Les salins, nature et culture à l’oeuvre

 

Espaces naturels n°53 - janvier 2016

Le Dossier

Par Marion Thiba,
Directrice de la culture au Parc naturel régional de la Narbonnaise en Méditerranée

Les salins, nature et culture à l’oeuvre

En quoi les espaces naturels sont-ils aussi des espaces de culture (« culture » comme définie plus loin) ? De la place que j’occupe, il me semble que cette interrogation mérite d’être inversée : en quoi les espaces de culture sont-ils aussi des espaces naturels ? L’exemple des salins peut démontrer que nature et culture sont intrinsèquement liées, qu’elles sont à considérer comme les deux faces d’un même paysage. Le littoral audois, qui fait partie du Parc naturel régional de la Narbonnaise en Méditerranée, en comprend de nombreux, toujours en activité pour certains, exploités par un saunier privé produisant du sel de déneigement, à l’abandon pour d’autres, gérés par le Parc avec les communes concernées.
Espaces de l’entre deux, fascinants par leur platitude et leur vaste horizon, les salins sont bousculés par les éléments de la nature, le vent, les coups de mer dont ils ont su tirer parti et ponctués d’ouvrages bâtis par les hommes, rappelant leur vocation première – martelières (vannes), rouets (stations de pompage), tables salantes, transformateurs électriques… Ce sont des lieux hautement culturels, si l’on considère la culture au sens anthropologique, comme la façon dont les hommes se sont emparés des ressources de la nature pour améliorer leurs conditions de vie et inventer des savoir- faire, des techniques, des usages tout à la fois pratiques et symboliques (quoi de plus symbolique que le sel ?). Cependant, alors qu’ils sont le fruit du travail acharné des hommes, ces vastes territoires entre terre et mer sont perçus par beaucoup comme des « espaces naturels ».

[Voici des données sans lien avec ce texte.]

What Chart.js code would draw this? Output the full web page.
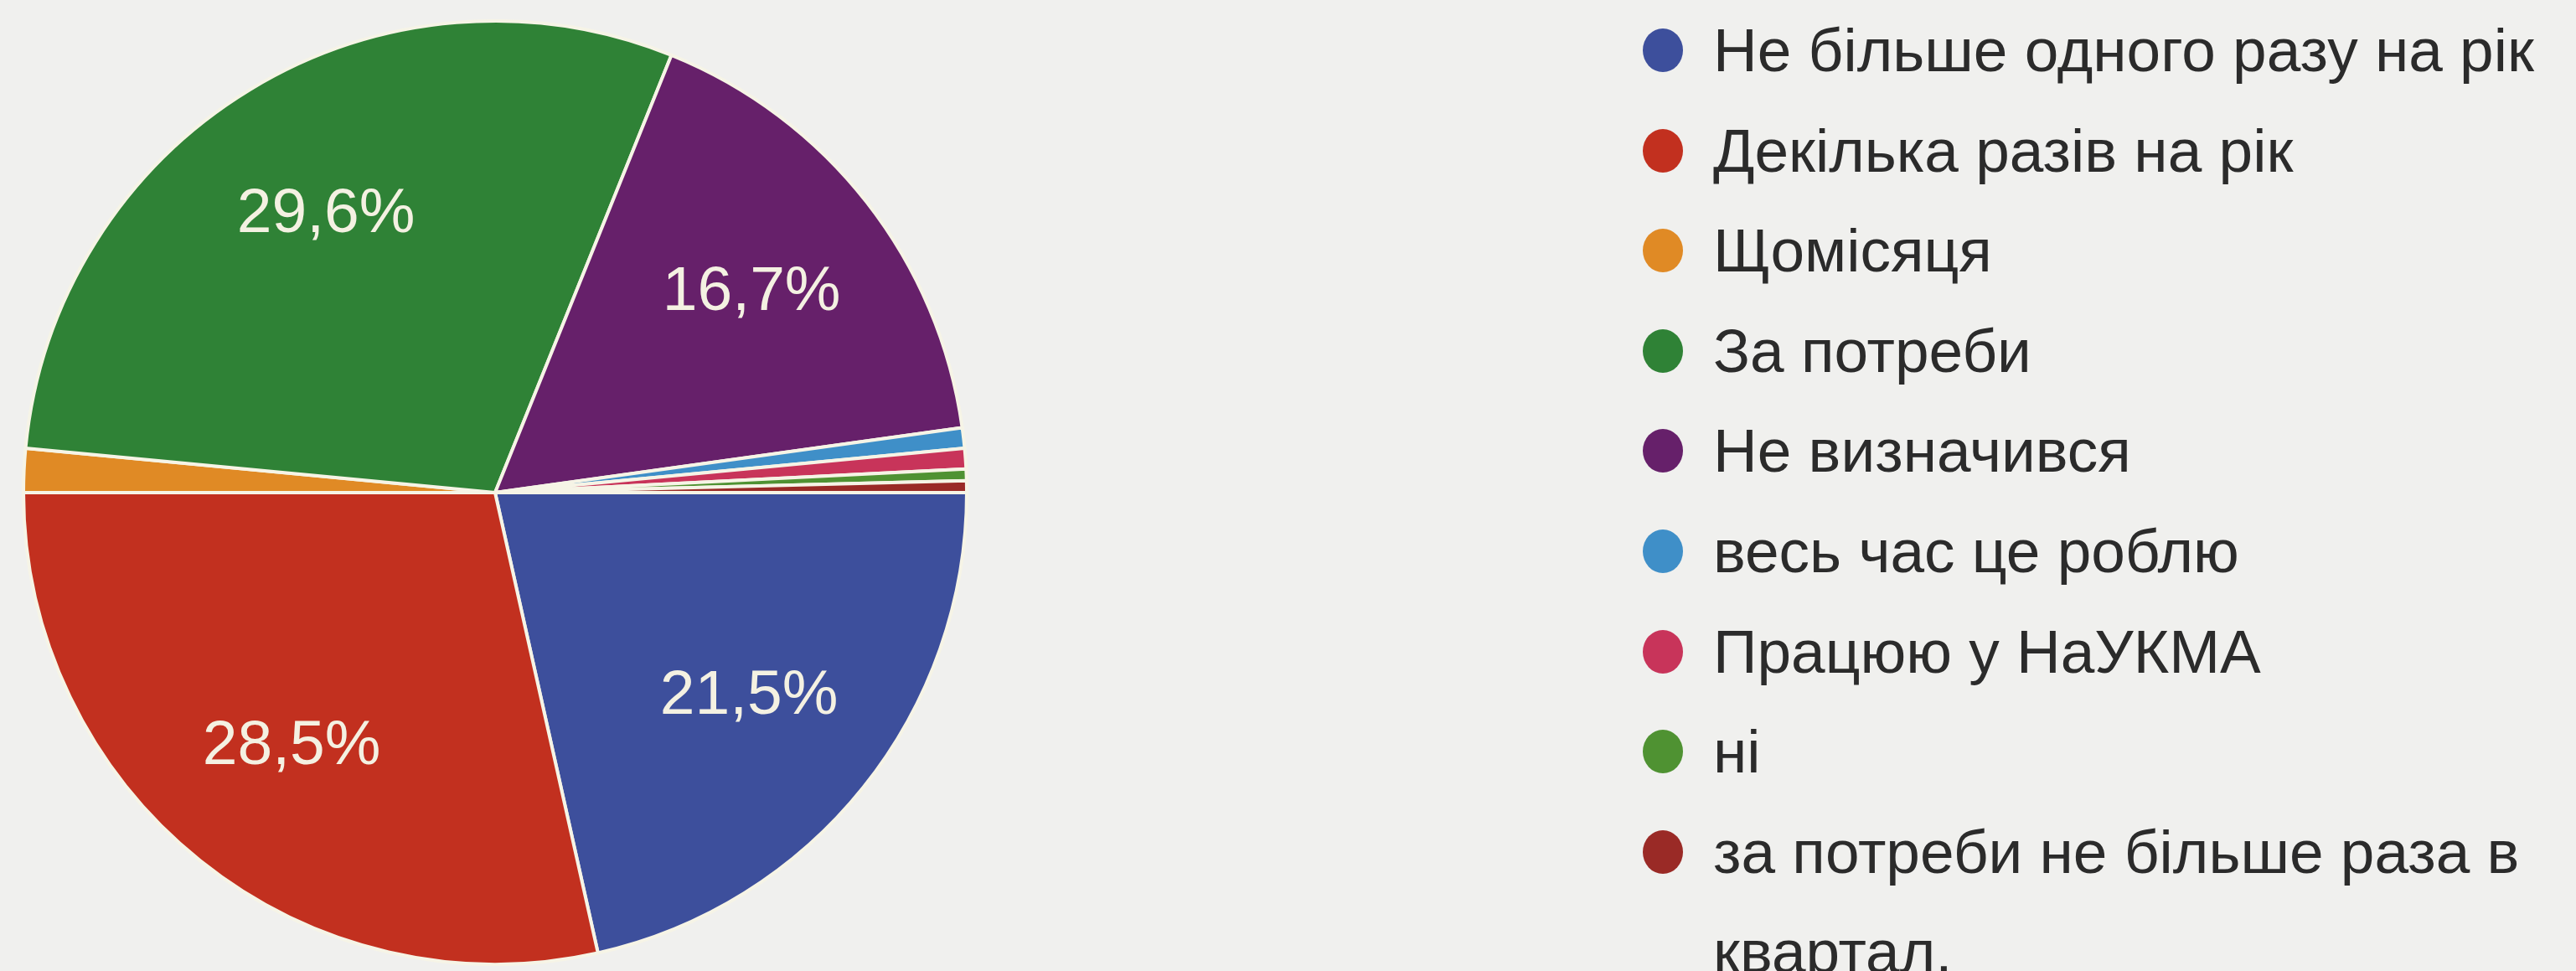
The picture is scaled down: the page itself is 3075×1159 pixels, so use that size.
<!DOCTYPE html>
<html lang="uk">
<head>
<meta charset="utf-8">
<title>Як часто</title>
<script src="https://cdn.jsdelivr.net/npm/chart.js@4.4.1/dist/chart.umd.min.js"></script>
<style>
  html, body { margin: 0; padding: 0; }
  body {
    width: 3075px; height: 1159px; overflow: hidden;
    background: #f0f0ee;
    font-family: "Liberation Sans", Arial, sans-serif;
    position: relative;
  }
  #pieBox { position: absolute; left: 26px; top: 23px; width: 1130px; height: 1130px; }
  #legend { position: absolute; left: 1960px; top: 0; margin: 0; padding: 0; list-style: none; }
  #legend li { position: relative; padding-left: 85px; font-size: 73px; line-height: 119.6px; color: #2b2b2b; white-space: nowrap; }
  #legend li span.dot {
    position: absolute; left: 1px; top: 34px; width: 48px; height: 52px; border-radius: 50%;
  }
</style>
</head>
<body>
<div id="pieBox"><canvas id="pieChart"></canvas></div>
<ul id="legend"></ul>
<script>
// Відповіді (відсотки)
const labels = [
    'Не більше одного разу на рік',
    'Декілька разів на рік',
    'Щомісяця',
    'За потреби',
    'Не визначився',
    'весь час це роблю',
    'Працюю у НаУКМА',
    'ні',
    ['за потреби не більше раза в', 'квартал.']
];
const values = [21.5, 28.5, 1.5, 29.6, 16.7, 0.7, 0.7, 0.4, 0.4];
const colors = ['#3d4f9c', '#c2301f', '#e08a25', '#2f8236', '#66206a', '#3f8fc8', '#c8345a', '#4f9232', '#9a2a26'];

// Підписи відсотків усередині великих секторів
const sliceLabels = {
    id: 'sliceLabels',
    afterDatasetsDraw(chart) {
        const ctx = chart.ctx;
        const meta = chart.getDatasetMeta(0);
        ctx.save();
        ctx.font = '75px "Liberation Sans", Arial, sans-serif';
        ctx.fillStyle = '#f4f1e2';
        ctx.textAlign = 'center';
        ctx.textBaseline = 'middle';
        meta.data.forEach((arc, i) => {
            if (values[i] < 5) return;
            const p = arc.getProps(['x', 'y', 'startAngle', 'endAngle', 'outerRadius']);
            const mid = (p.startAngle + p.endAngle) / 2;
            const r = p.outerRadius * 0.69;
            const text = values[i].toFixed(1).replace('.', ',') + '%';
            ctx.fillText(text, p.x + Math.cos(mid) * r, p.y + Math.sin(mid) * r);
        });
        ctx.restore();
    }
};

// Легенда праворуч (HTML)
const htmlLegend = {
    id: 'htmlLegend',
    afterUpdate(chart) {
        const ul = document.getElementById('legend');
        ul.innerHTML = '';
        const items = chart.options.plugins.legend.labels.generateLabels(chart);
        items.forEach(item => {
            const li = document.createElement('li');
            const dot = document.createElement('span');
            dot.className = 'dot';
            dot.style.background = item.fillStyle;
            li.appendChild(dot);
            const lines = Array.isArray(item.text) ? item.text : [item.text];
            lines.forEach((line, k) => {
                if (k > 0) li.appendChild(document.createElement('br'));
                li.appendChild(document.createTextNode(line));
            });
            ul.appendChild(li);
        });
    }
};

const pieCtx = document.getElementById('pieChart').getContext('2d');
new Chart(pieCtx, {
    type: 'pie',
    data: {
        labels: labels,
        datasets: [{
            data: values,
            backgroundColor: colors,
            borderColor: '#f6f4e6',
            borderWidth: 4
        }]
    },
    options: {
        responsive: true,
        maintainAspectRatio: false,
        animation: false,
        rotation: 90,
        layout: { padding: 0 },
        plugins: {
            legend: { display: false },
            tooltip: { enabled: false }
        }
    },
    plugins: [sliceLabels, htmlLegend]
});
</script>
</body>
</html>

Les salins sont un bon exemple de l’évolution de la perception de la nature par l’homme (changement de notre regard, évolution des mentalités au sujet de la biodiversité désormais considérée comme un bien commun) et du processus de « patrimonialisation » (changement d’usage, lieu de travail devenant aussi lieu de récréation et de découverte d’un patrimoine, tant naturel que culturel).

Au fil du temps, une double métamorphose de la nature en culture et de la culture en nature s’est produite. Plusieurs facteurs se conjuguent, dont certains remontent à loin. En effet, nous avons devant les yeux un espace « antique » qui a peu changé depuis vingt siècles - le paysage et les techniques sont toujours les mêmes dans leur principe -, avec des aménagements « naturels » entièrement en bois, des planches et des pieux constituant l’essentiel des partènements - le bois est le matériau qui résiste le mieux au sel, encore aujourd’hui -, où sont utilisées des techniques « écologiques » ancestrales - action du vent et du soleil pour faire évaporer l’eau et produire le sel -, un savoir-faire « durable » qui n’épuise pas la ressource. Dans les salins en activité, ce que nous voyons à l’oeuvre aujourd’hui est un patrimoine vivant, non rejoué, non muséifié. Nous pouvons découvrir un métier dans son environnement, puisque s’exerce ici une activité économique réelle, à laquelle s’ajoute une nouvelle offre de loisirs - boutique, restaurant, sentier de découverte, petit musée. L'exploitation, grâce à la mise en eau du printemps à la fin de l'été, rend ces espaces propices à la nidification des laro-limicoles.
Les salins forment ainsi un patrimoine « naturel culturel » à sauvegarder et à constamment réinventer. Et c’est en connaissant l’histoire de ces paysages que l’on peut mieux les comprendre et les gérer, bien entendu.